Per quanto riguarda la portualità, come sostiene la D’Antone, pur con punte di eccellenza (come il porto di Gioia Tauro), grazie all’intensità dei traffici tra Occidente e Oriente attraverso il Mediterraneo stenta a riorganizzarsi sulla base delle indicazioni comunitarie e di una coerente e non puramente enunciata scommessa sull’incremento delle relazioni commerciali tra l’Europa e il Nord Africa. Ad esempio, lo sviluppo delle infrastrutture siciliane ruota attorno a due grandi poli portuali. Nella parte orientale dell’Isola, vi è l’area Pozzallo-Catania-Augusta, quest’ultima vocata al trasporto container, con alle spalle un retro porto ben attrezzato, e da collegare in modo intermodale (ferrovie e strade) col grande interporto di Catania Bicocca.
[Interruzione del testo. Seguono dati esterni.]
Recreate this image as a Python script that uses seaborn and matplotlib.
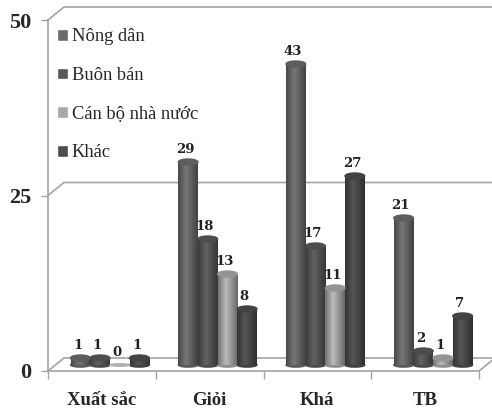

Nella parte occidentale, vi è il porto di Trapani-Palermo, con l’interporto di Termini Imerese, da specializzare nel trasporto con traghetti che consentono collegamenti veloci con i porti del Nord Italia, realizzando una grande autostrada del mare. Su queste piattaforme logistiche, di cui potranno beneficiare attraverso un sistema integrato tutte le province della Sicilia, si gioca una parte consistente dello sviluppo futuro della Regione.
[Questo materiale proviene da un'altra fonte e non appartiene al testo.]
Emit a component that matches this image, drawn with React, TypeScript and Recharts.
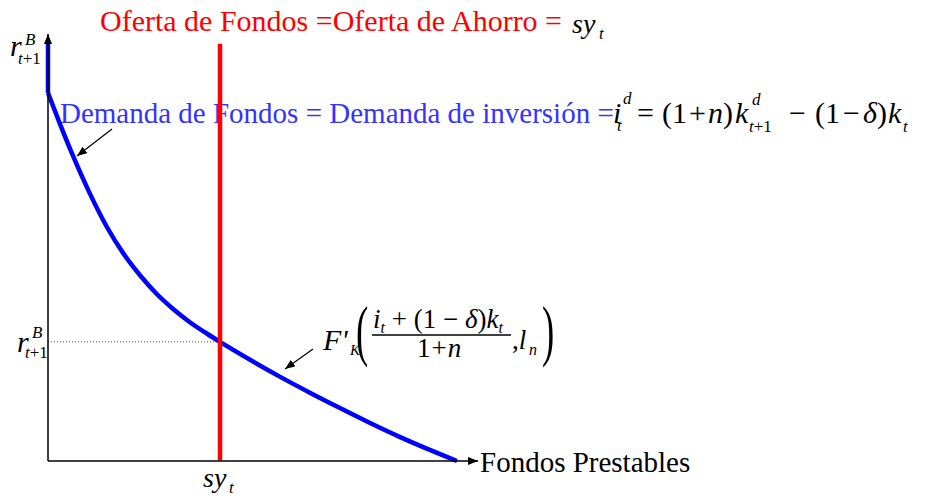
import { ComposedChart, Line, XAxis, YAxis } from "recharts";

// fondos prestables (x) vs tasa r (y), both on a 0..100 scale
const demandaX = [0, 2.8, 5.8, 9.8, 13.7, 17.4, 21.4, 25.3, 29.1, 33.0, 37.0, 40.0, 47.0, 54.0, 60.9, 67.9, 74.9, 81.9, 88.8, 95.1];
const demandaY = [86.2, 78.9, 71.5, 62.5, 54.8, 48.8, 43.5, 39.1, 35.6, 32.5, 29.8, 27.9, 23.7, 19.7, 16.0, 12.4, 8.9, 5.6, 2.6, 0];
const tramoVerticalY = [97.9, 86.2];
const ahorroX = 40.0;
const ahorroY = [0.2, 97.7];
const tasaEquilibrio = 27.9;

const demandaData = demandaX.map((x, i) => ({ x, y: demandaY[i] }));
const verticalData = tramoVerticalY.map((y) => ({ x: 0, y }));
const ofertaData = ahorroY.map((y) => ({ x: ahorroX, y }));
const guiaData = [
  { x: 0, y: tasaEquilibrio },
  { x: ahorroX, y: tasaEquilibrio },
];

const serif = "'Liberation Serif', 'Times New Roman', serif";
const ital = { fontStyle: "italic" };

function T(props: any) {
  const { it, size = 29, fill = "#000", children, ...rest } = props;
  return (
    <text fill={fill} fontFamily={serif} fontSize={size} fontStyle={it ? "italic" : "normal"} {...rest}>
      {children}
    </text>
  );
}

export default function App() {
  return (
    <div style={{ position: "absolute", left: 0, top: 0, width: 932, height: 496, background: "#fff" }}>
      <ComposedChart width={932} height={496} margin={{ top: 34, right: 454, bottom: 34, left: 47 }}>
        <defs>
          <marker id="axisArrow" markerWidth="10" markerHeight="8" refX="10" refY="4" orient="auto-start-reverse" markerUnits="userSpaceOnUse">
            <path d="M0,0 L10,4 L0,8 z" fill="#000" />
          </marker>
          <marker id="ptrArrow" markerWidth="10" markerHeight="8" refX="10" refY="4" orient="auto" markerUnits="userSpaceOnUse">
            <path d="M0,0 L10,4 L0,8 z" fill="#000" />
          </marker>
        </defs>
        <XAxis
          type="number"
          dataKey="x"
          domain={[0, 100]}
          height={1}
          tick={false}
          tickLine={false}
          axisLine={{ stroke: "#000", strokeWidth: 1.5, markerEnd: "url(#axisArrow)" }}
        />
        <YAxis
          type="number"
          domain={[0, 100]}
          width={1}
          tick={false}
          tickLine={false}
          axisLine={{ stroke: "#000", strokeWidth: 1.5, markerStart: "url(#axisArrow)" }}
        />
        <Line data={guiaData} dataKey="y" type="linear" stroke="#555" strokeWidth={1} strokeDasharray="1 2" dot={false} activeDot={false} isAnimationActive={false} />

        <T x={60} y={123} fill="#3333ff">Demanda de Fondos = Demanda de inversión = </T>

        <Line data={verticalData} dataKey="y" type="linear" stroke="#0000ff" strokeWidth={4.5} dot={false} activeDot={false} isAnimationActive={false} />
        <Line data={demandaData} dataKey="y" type="monotone" stroke="#0000ff" strokeWidth={4.5} dot={false} activeDot={false} isAnimationActive={false} />
        <Line data={ofertaData} dataKey="y" type="linear" stroke="#ff0000" strokeWidth={4.5} dot={false} activeDot={false} isAnimationActive={false} />

        {/* title */}
        <T x={100} y={31} size={30} fill="#ff0000">Oferta de Fondos =Oferta de Ahorro = </T>
        <T x={572} y={33} size={28} it>sy</T>
        <T x={599} y={39} size={17} it>t</T>

        {/* equation */}
        <T x={613} y={123} size={30} it>i</T>
        <T x={623} y={104} size={17} it>d</T>
        <T x={617} y={131} size={17} it>t</T>
        <T x={637} y={123} size={30}>=</T>
        <T x={662} y={123} size={30}>
          (1<tspan dx={2}>+</tspan>
          <tspan dx={2} style={ital}>n</tspan>)
        </T>
        <T x={735} y={123} size={30} it>k</T>
        <T x={752} y={105} size={17} it>d</T>
        <T x={749} y={132} size={17}>
          <tspan style={ital}>t</tspan>+1
        </T>
        <T x={789} y={123} size={30}>−</T>
        <T x={815} y={123} size={30}>
          (1<tspan dx={3}>−</tspan>
          <tspan dx={3} style={ital}>δ</tspan>)
        </T>
        <T x={888} y={123} size={30} it>k</T>
        <T x={903} y={132} size={17} it>t</T>

        {/* y labels */}
        <T x={10} y={56} size={30} it>r</T>
        <T x={25} y={45} size={17} it>B</T>
        <T x={18} y={64} size={17}>
          <tspan style={ital}>t</tspan>+1
        </T>
        <T x={17} y={352} size={30} it>r</T>
        <T x={32} y={338} size={17} it>B</T>
        <T x={25} y={358} size={17}>
          <tspan style={ital}>t</tspan>+1
        </T>

        {/* x labels */}
        <T x={203} y={487} size={28} it>sy</T>
        <T x={229} y={493} size={17} it>t</T>
        <T x={480} y={472} size={29}>Fondos Prestables</T>

        {/* F'K label */}
        <T x={323} y={350} size={30} it>F'</T>
        <T x={350} y={355} size={15} it>K</T>
        <T x={0} y={0} size={67} transform="translate(356,353) scale(0.55,1)">(</T>
        <T x={373} y={328} size={27}>
          <tspan style={ital}>i</tspan>
          <tspan style={{ fontStyle: "italic", fontSize: 16 }} dy={5}>t</tspan>
          <tspan dy={-5}> + (1 − </tspan>
          <tspan style={ital}>δ</tspan>)<tspan style={ital}>k</tspan>
          <tspan style={{ fontStyle: "italic", fontSize: 16 }} dy={5}>t</tspan>
        </T>
        <line x1={372} y1={335} x2={511} y2={335} stroke="#000" strokeWidth={1.3} />
        <T x={417} y={357} size={27}>
          1<tspan dx={1}>+</tspan>
          <tspan dx={1} style={ital}>n</tspan>
        </T>
        <T x={512} y={349} size={27}>
          ,<tspan style={ital}>l</tspan>
        </T>
        <T x={529} y={355} size={16} it>n</T>
        <T x={0} y={0} size={67} transform="translate(542,353) scale(0.55,1)">)</T>

        {/* pointers */}
        <line x1={112} y1={129} x2={77} y2={156} stroke="#000" strokeWidth={1.2} markerEnd="url(#ptrArrow)" />
        <line x1={313} y1={349} x2={285} y2={369} stroke="#000" strokeWidth={1.2} markerEnd="url(#ptrArrow)" />
      </ComposedChart>
    </div>
  );
}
Iniziamo dallo sfatare un luogo comune, secondo il quale il primo sforzo serio per dotare di infrastrutture il meridione si sarebbe avuto a partire dagli anni ’50 con l’”intervento straordinario”.
Così non è stato e non è ancora oggi. Le risorse dello Stato impegnate nel Mezzogiorno quasi sempre non sono state ben utilizzate per la realizzazione e lo sviluppo delle strutture dedicate al meridione. Il gao infrastrutturale siciliano nei confronti dell’Italia è grave e risulta sostanzialmente invariato negli ultimi anni. “una regione ben dotata di infrastrutture avrà un vantaggio comparato rispetto ad una meno dotata e questo si tradurrà in un più elevato Pil regionale pro-capite o per persona occupata e/o anche in un più levato livello di occupazione. Da ciò consegue che la produttività, i redditi e l’occupazione regionale sono funzione crescente della dotazione di infrastrutture”. Come tutte le grandi opere, anche il Ponte di Messina è stata sempre fonte di lungo dibattito tra opinioni e sentimenti diversi, ha suscitato opposizioni di tipo politico, economico, etico e quant’altro. La paura che il ponte di Messina si riveli l’ennesima “cattedrale nel deserto”, che le strutture ferroviarie e autostradali promesse e necessarie affinchè questa colossale opera abbia un senso, rimanga pura utopia. I siciliani si chiedono: “a cosa serve il ponte se prima non si realizza e migliora la rete stradale?”. Inoltre, c’è chi non vuole vedere deturpate ed inquinate le bellezze naturali di Ganrizzi e Villa, nonostante nella progettazione del ponte di Messina si sia fatto il possibile per ridurre ai minimi termini l’impatto ambientale. Nel corso degli anni il tema delle “infrastrutture” è diventato una questione importante e cruciale per l’economia e lo sviluppo del Meridione della mia amata isola Siciliana. Adesso se si vuole pensare ad una vera crescita del Paese si deve ripartire dal Sud, dallo sviluppo e dalla crescita del Meridione, ripensando alle infrastrutture nel suo complesso: dal sistema dei trasporti, alla realizzazione di opere pubbliche, ai fondi FAS, al sistema energetico fino ad arrivare al sistema delle telecomunicazioni.